You're likely dying to give this mind-blowingly simple English muffin tip a test run right now. Happy spinning and squeezing and admiring your crannies.  

The term 'English muffin' is misleading

English muffins are a breakfast staple in many Americans' diets. Nothing else boasts those flavor-capturing nooks and crannies, capable of entrapping the yummy taste of salty butter, sweet jam, melted hazelnut spread, or even a runny egg. 

This trusty bread product also has the auspicious role of being the base for the McDonald's Egg McMuffin, the original fast-food breakfast sandwich that became a nationwide hit when it first appeared in 1976 (per NPR). English muffins also play an important role in Eggs Benedict.

But interestingly, English muffins aren't even English. They were invented by Samuel Bath Thomas, a British immigrant, but they were created in the United States. And as The Kitchn adds, they're called "American muffins" in grocery stores across the United Kingdom. To make things even more confusing, they bear zero resemblance to traditional muffins, making the term "English muffin" a nonsensical misnomer. Yet, despite the misleading name, Thomas' company would go on to produce Thomas' English muffins for years to come and remains the world's authority on this pock-filled baked good. 
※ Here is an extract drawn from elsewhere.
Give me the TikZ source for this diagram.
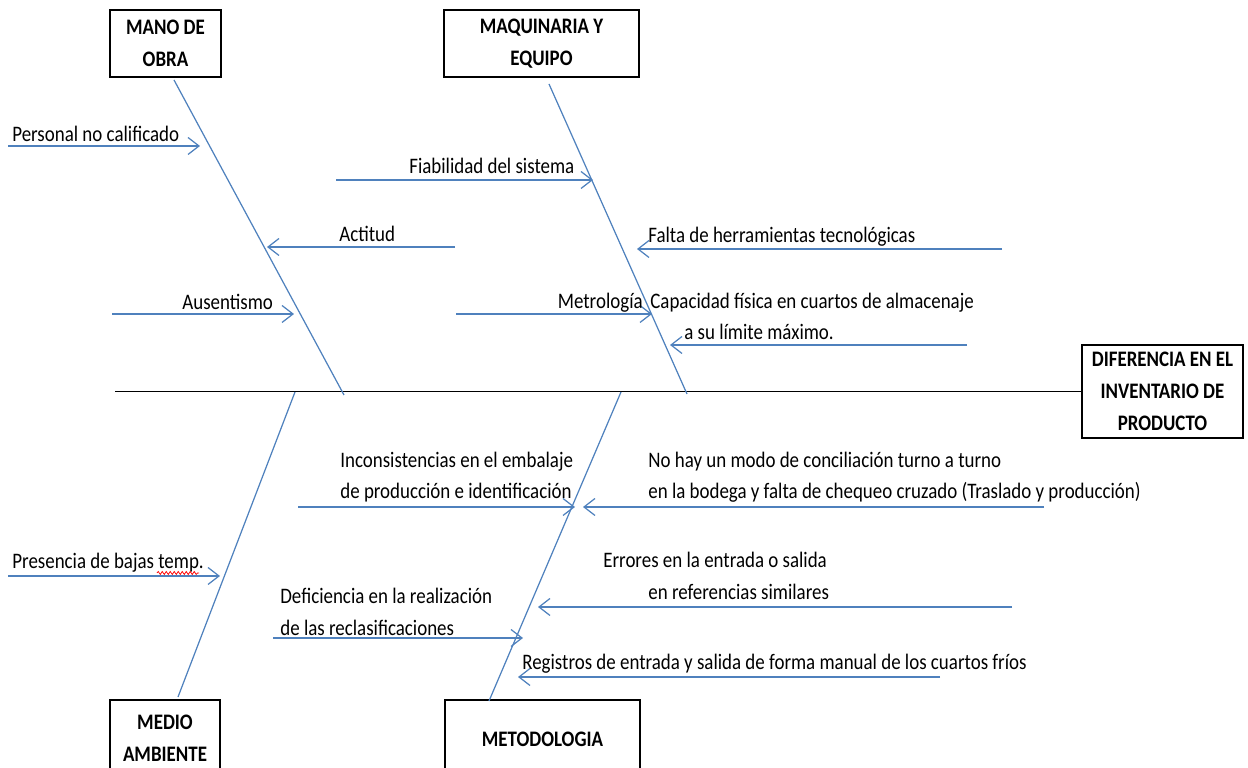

Thomas' English muffin recipe is a closely guarded secret

So, how did the brand's new edible invention come to fruition? Thomas' inspiration for this alternative to toast was the British crumpet, according to Parade. In fact, The Nibble notes that Samuel Bath Thomas originally referred to his product as a "toaster crumpet." But while both the crumpet and the English muffin are flat, round, bread-based products with indentations, there are quite a few differences between crumpets and English muffins

The Kitchn explains that English muffins lack the moistness of a crumpet, contain no baking soda, are split in two rather than eaten intact, and have their holes on the inside rather than on the top. And while the British still enjoy their crumpets, they've pretty much vanished in America (per The Nibble). Yes, bye-bye crumpet. This is an English muffin nation now.

And the company behind these English muffins is very protective of its recipe and the secrets behind those billowy holes filled with air. According to The New York Times, as of 2010, only seven people knew how the signature nooks and crannies are achieved. This closely guarded tidbit of information is right up there with classified government documents and the Secret Service.